Primary microbial organism adaptations in response to reduced volumes of oxygen and higher volumes of salt include changes in their metabolic and cellular processes. To survive in an anoxic environment microbes either adapt or switch their metabolism to function using anaerobic respiration. Based on Mitsch and Gosselink, 2007, many bacterial organisms are capable of switching from aerobic to anaerobic respiration, while others have adapted for survival in only anaerobic environments. Under anaerobic respiration, microbes use oxygen “substitutes” during energy harvesting chemical processes, such as bacteria that respires by reducing sulfate (SO4-) to hydrogen sulfide (H2S).
Increased salt within an ecosystem can damage microbes through osmosis (essentially dehydrating the organisms’ cells) or toxicity. In response to increased salt levels, microbes have adapted two ways for increased survivability: 1.) Accumulation of less toxic ions (i.e. Potassium instead of other salts) to raise internal cell concentrations and reduce the diffusion of sodium into the cell, and 2.) accumulation of small, non-toxic organic compounds to increase overall concentration of solutes in the cell which will maintain osmotic pressure.

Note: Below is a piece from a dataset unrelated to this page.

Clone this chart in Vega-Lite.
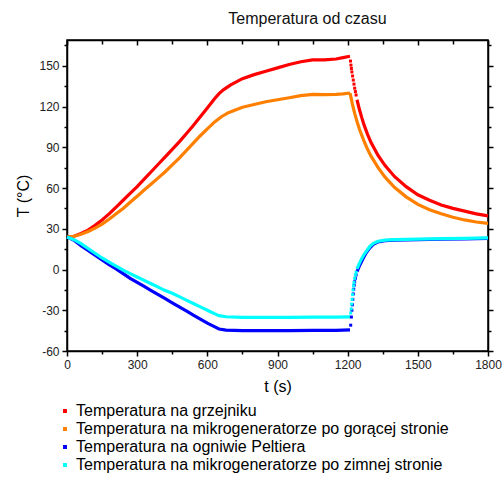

Like microbes, plants also adapted to anoxic environments through use of anaerobic respiration. Plants respire in anaerobic conditions through alcohol fermentation which almost always produces ethanol, and less frequently, fatty acids. Other physiological adaptations in plants within anoxic environments include pressurized gas flow and rhizosphere oxygenation. Pressurized gas flow is an adaptation that forces oxygen down to root structures in an anoxic soil environment. The process occurs when the plant surface and gas molecules within internal air spaces are warmed by the sun to the point where diffusion out of plant lenticels is difficult. While the warm gas molecules cannot easily move out, cooler molecules can move in, resulting in pressure in the plant that forces gas, including oxygen, down to the roots. Rhizosphere oxygenation is the leaking of excess oxygen from a plant root system into the area immediately around the root surface, typically resulting in an oxidized rhizosphere. “Oxygen diffusion from the roots is an important mechanism that moderates the toxic effects of soluble reduced ions such as manganese in anoxic soil and restores ion uptake and plant growth”.
A couple vascular plant adaptations to saline environments include salt exclusion and salt excretion. Plants, such as the mangrove (Avicennia marina) have root structure adaptations which form barriers at the root periderm and exodermis that protect the root cortex from high salt concentrations . This exclusionary adaptation prevents the plant cells from becoming dehydrated, and the filtering of salts results in the sap being almost pure water, which is then excreted out of the leaves by pressure build up. Other plants that cannot completely exclude salt at the roots have developed specialized salt glands that excrete excess salt. The combination of salt exclusion and salt secretion protects the plant from high concentrations of salt and may keep a relatively balanced osmotic concentration in the plant cells.